WHAT IS BEING ASKED. Give every line again exactly as it appears, please, but not the pictures.

DATASET SECTION.
------------------------------------------------------------

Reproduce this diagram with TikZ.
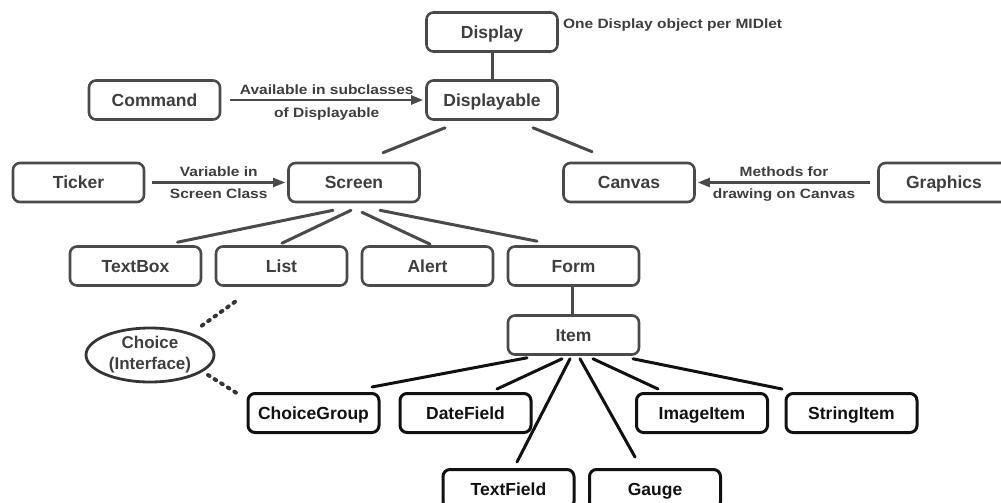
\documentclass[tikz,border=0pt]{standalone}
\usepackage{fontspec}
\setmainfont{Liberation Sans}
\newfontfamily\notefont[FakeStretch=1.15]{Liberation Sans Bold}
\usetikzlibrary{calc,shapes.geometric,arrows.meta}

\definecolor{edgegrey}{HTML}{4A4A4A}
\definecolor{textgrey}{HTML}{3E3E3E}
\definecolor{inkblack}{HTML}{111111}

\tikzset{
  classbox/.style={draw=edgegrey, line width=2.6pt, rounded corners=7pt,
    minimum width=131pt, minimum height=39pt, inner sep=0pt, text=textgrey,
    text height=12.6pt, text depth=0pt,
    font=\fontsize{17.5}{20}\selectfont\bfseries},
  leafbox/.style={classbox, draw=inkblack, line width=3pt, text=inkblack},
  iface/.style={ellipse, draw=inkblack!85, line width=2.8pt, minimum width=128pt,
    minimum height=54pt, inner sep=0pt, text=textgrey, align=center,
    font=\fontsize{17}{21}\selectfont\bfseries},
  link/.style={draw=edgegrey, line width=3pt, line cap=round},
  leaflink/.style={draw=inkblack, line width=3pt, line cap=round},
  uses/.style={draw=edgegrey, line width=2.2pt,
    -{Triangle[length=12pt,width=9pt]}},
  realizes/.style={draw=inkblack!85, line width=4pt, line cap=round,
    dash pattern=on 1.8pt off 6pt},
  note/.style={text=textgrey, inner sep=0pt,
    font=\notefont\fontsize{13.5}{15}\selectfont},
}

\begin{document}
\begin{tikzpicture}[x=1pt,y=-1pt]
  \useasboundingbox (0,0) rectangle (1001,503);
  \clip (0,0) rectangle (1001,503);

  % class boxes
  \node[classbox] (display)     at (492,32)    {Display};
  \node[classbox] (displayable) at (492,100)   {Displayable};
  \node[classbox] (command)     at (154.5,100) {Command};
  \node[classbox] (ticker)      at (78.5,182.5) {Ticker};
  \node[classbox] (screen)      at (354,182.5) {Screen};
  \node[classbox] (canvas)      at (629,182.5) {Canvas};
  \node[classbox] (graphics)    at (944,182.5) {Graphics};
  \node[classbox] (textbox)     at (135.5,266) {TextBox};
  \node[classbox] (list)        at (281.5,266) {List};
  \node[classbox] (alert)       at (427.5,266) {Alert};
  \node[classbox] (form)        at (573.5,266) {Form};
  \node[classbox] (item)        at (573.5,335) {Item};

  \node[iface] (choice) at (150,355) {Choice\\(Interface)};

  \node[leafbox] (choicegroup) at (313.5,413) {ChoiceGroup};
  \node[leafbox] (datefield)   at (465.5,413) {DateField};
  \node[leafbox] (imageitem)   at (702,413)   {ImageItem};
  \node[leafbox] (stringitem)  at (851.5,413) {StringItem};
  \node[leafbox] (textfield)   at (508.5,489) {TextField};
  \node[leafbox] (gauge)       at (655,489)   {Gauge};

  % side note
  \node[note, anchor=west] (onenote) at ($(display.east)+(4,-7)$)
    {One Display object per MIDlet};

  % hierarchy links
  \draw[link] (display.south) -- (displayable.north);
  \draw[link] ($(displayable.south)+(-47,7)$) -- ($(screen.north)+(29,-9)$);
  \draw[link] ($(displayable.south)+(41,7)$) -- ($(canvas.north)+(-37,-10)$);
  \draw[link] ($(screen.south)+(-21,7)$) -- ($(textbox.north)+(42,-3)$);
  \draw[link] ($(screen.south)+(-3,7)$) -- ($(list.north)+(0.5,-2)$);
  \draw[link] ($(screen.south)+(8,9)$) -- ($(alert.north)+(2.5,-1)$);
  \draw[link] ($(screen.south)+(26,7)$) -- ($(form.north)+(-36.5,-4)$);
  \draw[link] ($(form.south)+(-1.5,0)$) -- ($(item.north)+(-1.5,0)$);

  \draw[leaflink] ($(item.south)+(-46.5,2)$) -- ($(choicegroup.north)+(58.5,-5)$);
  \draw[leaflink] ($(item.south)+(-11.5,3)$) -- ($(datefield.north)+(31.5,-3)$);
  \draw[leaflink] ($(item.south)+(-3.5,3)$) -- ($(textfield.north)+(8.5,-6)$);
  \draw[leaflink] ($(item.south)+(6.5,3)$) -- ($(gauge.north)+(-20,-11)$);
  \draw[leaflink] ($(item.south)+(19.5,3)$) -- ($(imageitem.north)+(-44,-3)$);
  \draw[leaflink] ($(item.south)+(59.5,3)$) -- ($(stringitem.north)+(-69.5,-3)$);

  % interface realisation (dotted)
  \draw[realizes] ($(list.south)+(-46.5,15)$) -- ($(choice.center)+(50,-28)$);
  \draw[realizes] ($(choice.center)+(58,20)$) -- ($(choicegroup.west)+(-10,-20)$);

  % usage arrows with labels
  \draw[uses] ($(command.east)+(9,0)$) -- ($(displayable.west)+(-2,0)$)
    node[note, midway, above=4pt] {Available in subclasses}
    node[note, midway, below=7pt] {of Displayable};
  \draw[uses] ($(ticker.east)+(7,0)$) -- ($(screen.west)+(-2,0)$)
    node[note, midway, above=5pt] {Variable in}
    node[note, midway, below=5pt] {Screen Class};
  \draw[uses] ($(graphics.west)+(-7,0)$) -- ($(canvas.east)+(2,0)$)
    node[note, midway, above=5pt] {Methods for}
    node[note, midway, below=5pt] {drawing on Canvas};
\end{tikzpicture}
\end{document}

------------------------------------------------------------

EXERCISE SOLUTION.
Reproduce this diagram with TikZ.
\documentclass[tikz,border=0pt]{standalone}
\usepackage{fontspec}
\setmainfont{Liberation Sans}
\newfontfamily\notefont[FakeStretch=1.15]{Liberation Sans Bold}
\usetikzlibrary{calc,shapes.geometric,arrows.meta}

\definecolor{edgegrey}{HTML}{4A4A4A}
\definecolor{textgrey}{HTML}{3E3E3E}
\definecolor{inkblack}{HTML}{111111}

\tikzset{
  classbox/.style={draw=edgegrey, line width=2.6pt, rounded corners=7pt,
    minimum width=131pt, minimum height=39pt, inner sep=0pt, text=textgrey,
    text height=12.6pt, text depth=0pt,
    font=\fontsize{17.5}{20}\selectfont\bfseries},
  leafbox/.style={classbox, draw=inkblack, line width=3pt, text=inkblack},
  iface/.style={ellipse, draw=inkblack!85, line width=2.8pt, minimum width=128pt,
    minimum height=54pt, inner sep=0pt, text=textgrey, align=center,
    font=\fontsize{17}{21}\selectfont\bfseries},
  link/.style={draw=edgegrey, line width=3pt, line cap=round},
  leaflink/.style={draw=inkblack, line width=3pt, line cap=round},
  uses/.style={draw=edgegrey, line width=2.2pt,
    -{Triangle[length=12pt,width=9pt]}},
  realizes/.style={draw=inkblack!85, line width=4pt, line cap=round,
    dash pattern=on 1.8pt off 6pt},
  note/.style={text=textgrey, inner sep=0pt,
    font=\notefont\fontsize{13.5}{15}\selectfont},
}

\begin{document}
\begin{tikzpicture}[x=1pt,y=-1pt]
  \useasboundingbox (0,0) rectangle (1001,503);
  \clip (0,0) rectangle (1001,503);

  % class boxes
  \node[classbox] (display)     at (492,32)    {Display};
  \node[classbox] (displayable) at (492,100)   {Displayable};
  \node[classbox] (command)     at (154.5,100) {Command};
  \node[classbox] (ticker)      at (78.5,182.5) {Ticker};
  \node[classbox] (screen)      at (354,182.5) {Screen};
  \node[classbox] (canvas)      at (629,182.5) {Canvas};
  \node[classbox] (graphics)    at (944,182.5) {Graphics};
  \node[classbox] (textbox)     at (135.5,266) {TextBox};
  \node[classbox] (list)        at (281.5,266) {List};
  \node[classbox] (alert)       at (427.5,266) {Alert};
  \node[classbox] (form)        at (573.5,266) {Form};
  \node[classbox] (item)        at (573.5,335) {Item};

  \node[iface] (choice) at (150,355) {Choice\\(Interface)};

  \node[leafbox] (choicegroup) at (313.5,413) {ChoiceGroup};
  \node[leafbox] (datefield)   at (465.5,413) {DateField};
  \node[leafbox] (imageitem)   at (702,413)   {ImageItem};
  \node[leafbox] (stringitem)  at (851.5,413) {StringItem};
  \node[leafbox] (textfield)   at (508.5,489) {TextField};
  \node[leafbox] (gauge)       at (655,489)   {Gauge};

  % side note
  \node[note, anchor=west] (onenote) at ($(display.east)+(4,-7)$)
    {One Display object per MIDlet};

  % hierarchy links
  \draw[link] (display.south) -- (displayable.north);
  \draw[link] ($(displayable.south)+(-47,7)$) -- ($(screen.north)+(29,-9)$);
  \draw[link] ($(displayable.south)+(41,7)$) -- ($(canvas.north)+(-37,-10)$);
  \draw[link] ($(screen.south)+(-21,7)$) -- ($(textbox.north)+(42,-3)$);
  \draw[link] ($(screen.south)+(-3,7)$) -- ($(list.north)+(0.5,-2)$);
  \draw[link] ($(screen.south)+(8,9)$) -- ($(alert.north)+(2.5,-1)$);
  \draw[link] ($(screen.south)+(26,7)$) -- ($(form.north)+(-36.5,-4)$);
  \draw[link] ($(form.south)+(-1.5,0)$) -- ($(item.north)+(-1.5,0)$);

  \draw[leaflink] ($(item.south)+(-46.5,2)$) -- ($(choicegroup.north)+(58.5,-5)$);
  \draw[leaflink] ($(item.south)+(-11.5,3)$) -- ($(datefield.north)+(31.5,-3)$);
  \draw[leaflink] ($(item.south)+(-3.5,3)$) -- ($(textfield.north)+(8.5,-6)$);
  \draw[leaflink] ($(item.south)+(6.5,3)$) -- ($(gauge.north)+(-20,-11)$);
  \draw[leaflink] ($(item.south)+(19.5,3)$) -- ($(imageitem.north)+(-44,-3)$);
  \draw[leaflink] ($(item.south)+(59.5,3)$) -- ($(stringitem.north)+(-69.5,-3)$);

  % interface realisation (dotted)
  \draw[realizes] ($(list.south)+(-46.5,15)$) -- ($(choice.center)+(50,-28)$);
  \draw[realizes] ($(choice.center)+(58,20)$) -- ($(choicegroup.west)+(-10,-20)$);

  % usage arrows with labels
  \draw[uses] ($(command.east)+(9,0)$) -- ($(displayable.west)+(-2,0)$)
    node[note, midway, above=4pt] {Available in subclasses}
    node[note, midway, below=7pt] {of Displayable};
  \draw[uses] ($(ticker.east)+(7,0)$) -- ($(screen.west)+(-2,0)$)
    node[note, midway, above=5pt] {Variable in}
    node[note, midway, below=5pt] {Screen Class};
  \draw[uses] ($(graphics.west)+(-7,0)$) -- ($(canvas.east)+(2,0)$)
    node[note, midway, above=5pt] {Methods for}
    node[note, midway, below=5pt] {drawing on Canvas};
\end{tikzpicture}
\end{document}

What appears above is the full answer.